• Work to be completed: Give the data below again exactly as it stands. Omit the pictures.

• Input material:
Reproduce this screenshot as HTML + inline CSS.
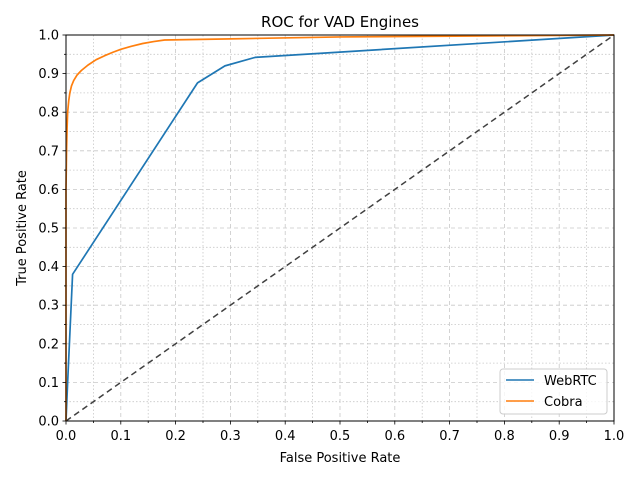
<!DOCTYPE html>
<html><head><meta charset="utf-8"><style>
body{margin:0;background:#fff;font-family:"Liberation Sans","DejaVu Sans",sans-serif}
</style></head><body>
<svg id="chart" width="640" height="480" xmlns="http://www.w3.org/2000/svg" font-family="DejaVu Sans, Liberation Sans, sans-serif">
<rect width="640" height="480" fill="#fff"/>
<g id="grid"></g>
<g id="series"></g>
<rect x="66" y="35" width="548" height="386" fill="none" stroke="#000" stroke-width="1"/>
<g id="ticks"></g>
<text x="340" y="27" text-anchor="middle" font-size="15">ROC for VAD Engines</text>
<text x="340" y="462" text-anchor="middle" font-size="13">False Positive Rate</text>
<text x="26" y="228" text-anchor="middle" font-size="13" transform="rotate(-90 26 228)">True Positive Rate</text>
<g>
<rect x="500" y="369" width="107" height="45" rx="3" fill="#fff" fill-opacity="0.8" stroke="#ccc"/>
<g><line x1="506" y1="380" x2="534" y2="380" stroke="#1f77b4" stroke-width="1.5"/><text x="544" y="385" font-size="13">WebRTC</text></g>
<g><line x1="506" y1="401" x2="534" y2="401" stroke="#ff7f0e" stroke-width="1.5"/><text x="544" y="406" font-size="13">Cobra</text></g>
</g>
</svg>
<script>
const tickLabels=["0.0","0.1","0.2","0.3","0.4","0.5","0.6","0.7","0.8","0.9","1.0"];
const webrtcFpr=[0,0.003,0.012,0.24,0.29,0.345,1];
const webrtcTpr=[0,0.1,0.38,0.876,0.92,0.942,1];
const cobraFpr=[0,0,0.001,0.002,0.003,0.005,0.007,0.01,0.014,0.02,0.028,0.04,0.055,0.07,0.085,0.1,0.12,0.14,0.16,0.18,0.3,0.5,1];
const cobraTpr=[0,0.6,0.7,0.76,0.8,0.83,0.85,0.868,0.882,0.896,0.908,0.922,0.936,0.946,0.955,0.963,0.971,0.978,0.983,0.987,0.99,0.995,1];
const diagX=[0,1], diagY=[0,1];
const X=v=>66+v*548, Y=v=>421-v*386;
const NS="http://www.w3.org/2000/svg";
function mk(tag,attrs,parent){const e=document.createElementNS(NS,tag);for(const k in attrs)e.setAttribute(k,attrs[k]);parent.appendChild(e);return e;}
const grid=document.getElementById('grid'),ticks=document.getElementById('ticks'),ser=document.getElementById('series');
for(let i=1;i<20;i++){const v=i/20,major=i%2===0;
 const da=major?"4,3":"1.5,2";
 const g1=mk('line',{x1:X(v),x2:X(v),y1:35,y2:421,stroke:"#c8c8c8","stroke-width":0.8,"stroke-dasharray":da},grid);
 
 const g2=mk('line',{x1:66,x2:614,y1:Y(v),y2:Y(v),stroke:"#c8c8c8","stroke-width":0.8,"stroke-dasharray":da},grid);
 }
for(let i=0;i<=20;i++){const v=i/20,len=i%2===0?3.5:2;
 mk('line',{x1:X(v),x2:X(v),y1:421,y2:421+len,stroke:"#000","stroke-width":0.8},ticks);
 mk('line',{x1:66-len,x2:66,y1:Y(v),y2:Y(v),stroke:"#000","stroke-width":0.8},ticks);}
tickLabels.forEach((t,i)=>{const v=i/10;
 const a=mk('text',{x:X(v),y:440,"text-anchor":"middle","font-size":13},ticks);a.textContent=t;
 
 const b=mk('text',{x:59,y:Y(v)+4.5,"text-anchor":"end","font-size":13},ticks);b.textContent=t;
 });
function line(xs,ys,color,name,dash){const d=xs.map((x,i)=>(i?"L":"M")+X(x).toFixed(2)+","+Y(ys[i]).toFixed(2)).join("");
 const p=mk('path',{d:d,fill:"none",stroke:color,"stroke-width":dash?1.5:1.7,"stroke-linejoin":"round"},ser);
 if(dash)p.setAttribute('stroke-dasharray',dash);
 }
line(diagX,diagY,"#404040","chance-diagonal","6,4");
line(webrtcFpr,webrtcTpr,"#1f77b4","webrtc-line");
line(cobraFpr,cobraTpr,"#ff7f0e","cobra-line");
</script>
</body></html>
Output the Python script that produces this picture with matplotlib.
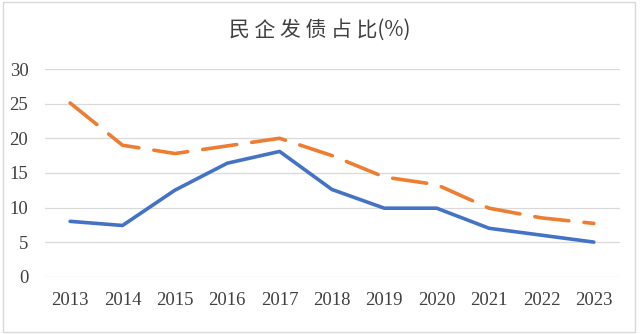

• Exercise response:
Reproduce this screenshot as HTML + inline CSS.
<!DOCTYPE html>
<html><head><meta charset="utf-8"><style>
body{margin:0;background:#fff;font-family:"Liberation Sans","DejaVu Sans",sans-serif}
</style></head><body>
<svg id="chart" width="640" height="480" xmlns="http://www.w3.org/2000/svg" font-family="DejaVu Sans, Liberation Sans, sans-serif">
<rect width="640" height="480" fill="#fff"/>
<g id="grid"></g>
<g id="series"></g>
<rect x="66" y="35" width="548" height="386" fill="none" stroke="#000" stroke-width="1"/>
<g id="ticks"></g>
<text x="340" y="27" text-anchor="middle" font-size="15">ROC for VAD Engines</text>
<text x="340" y="462" text-anchor="middle" font-size="13">False Positive Rate</text>
<text x="26" y="228" text-anchor="middle" font-size="13" transform="rotate(-90 26 228)">True Positive Rate</text>
<g>
<rect x="500" y="369" width="107" height="45" rx="3" fill="#fff" fill-opacity="0.8" stroke="#ccc"/>
<g><line x1="506" y1="380" x2="534" y2="380" stroke="#1f77b4" stroke-width="1.5"/><text x="544" y="385" font-size="13">WebRTC</text></g>
<g><line x1="506" y1="401" x2="534" y2="401" stroke="#ff7f0e" stroke-width="1.5"/><text x="544" y="406" font-size="13">Cobra</text></g>
</g>
</svg>
<script>
const tickLabels=["0.0","0.1","0.2","0.3","0.4","0.5","0.6","0.7","0.8","0.9","1.0"];
const webrtcFpr=[0,0.003,0.012,0.24,0.29,0.345,1];
const webrtcTpr=[0,0.1,0.38,0.876,0.92,0.942,1];
const cobraFpr=[0,0,0.001,0.002,0.003,0.005,0.007,0.01,0.014,0.02,0.028,0.04,0.055,0.07,0.085,0.1,0.12,0.14,0.16,0.18,0.3,0.5,1];
const cobraTpr=[0,0.6,0.7,0.76,0.8,0.83,0.85,0.868,0.882,0.896,0.908,0.922,0.936,0.946,0.955,0.963,0.971,0.978,0.983,0.987,0.99,0.995,1];
const diagX=[0,1], diagY=[0,1];
const X=v=>66+v*548, Y=v=>421-v*386;
const NS="http://www.w3.org/2000/svg";
function mk(tag,attrs,parent){const e=document.createElementNS(NS,tag);for(const k in attrs)e.setAttribute(k,attrs[k]);parent.appendChild(e);return e;}
const grid=document.getElementById('grid'),ticks=document.getElementById('ticks'),ser=document.getElementById('series');
for(let i=1;i<20;i++){const v=i/20,major=i%2===0;
 const da=major?"4,3":"1.5,2";
 const g1=mk('line',{x1:X(v),x2:X(v),y1:35,y2:421,stroke:"#c8c8c8","stroke-width":0.8,"stroke-dasharray":da},grid);
 
 const g2=mk('line',{x1:66,x2:614,y1:Y(v),y2:Y(v),stroke:"#c8c8c8","stroke-width":0.8,"stroke-dasharray":da},grid);
 }
for(let i=0;i<=20;i++){const v=i/20,len=i%2===0?3.5:2;
 mk('line',{x1:X(v),x2:X(v),y1:421,y2:421+len,stroke:"#000","stroke-width":0.8},ticks);
 mk('line',{x1:66-len,x2:66,y1:Y(v),y2:Y(v),stroke:"#000","stroke-width":0.8},ticks);}
tickLabels.forEach((t,i)=>{const v=i/10;
 const a=mk('text',{x:X(v),y:440,"text-anchor":"middle","font-size":13},ticks);a.textContent=t;
 
 const b=mk('text',{x:59,y:Y(v)+4.5,"text-anchor":"end","font-size":13},ticks);b.textContent=t;
 });
function line(xs,ys,color,name,dash){const d=xs.map((x,i)=>(i?"L":"M")+X(x).toFixed(2)+","+Y(ys[i]).toFixed(2)).join("");
 const p=mk('path',{d:d,fill:"none",stroke:color,"stroke-width":dash?1.5:1.7,"stroke-linejoin":"round"},ser);
 if(dash)p.setAttribute('stroke-dasharray',dash);
 }
line(diagX,diagY,"#404040","chance-diagonal","6,4");
line(webrtcFpr,webrtcTpr,"#1f77b4","webrtc-line");
line(cobraFpr,cobraTpr,"#ff7f0e","cobra-line");
</script>
</body></html>
Output the Python script that produces this picture with matplotlib.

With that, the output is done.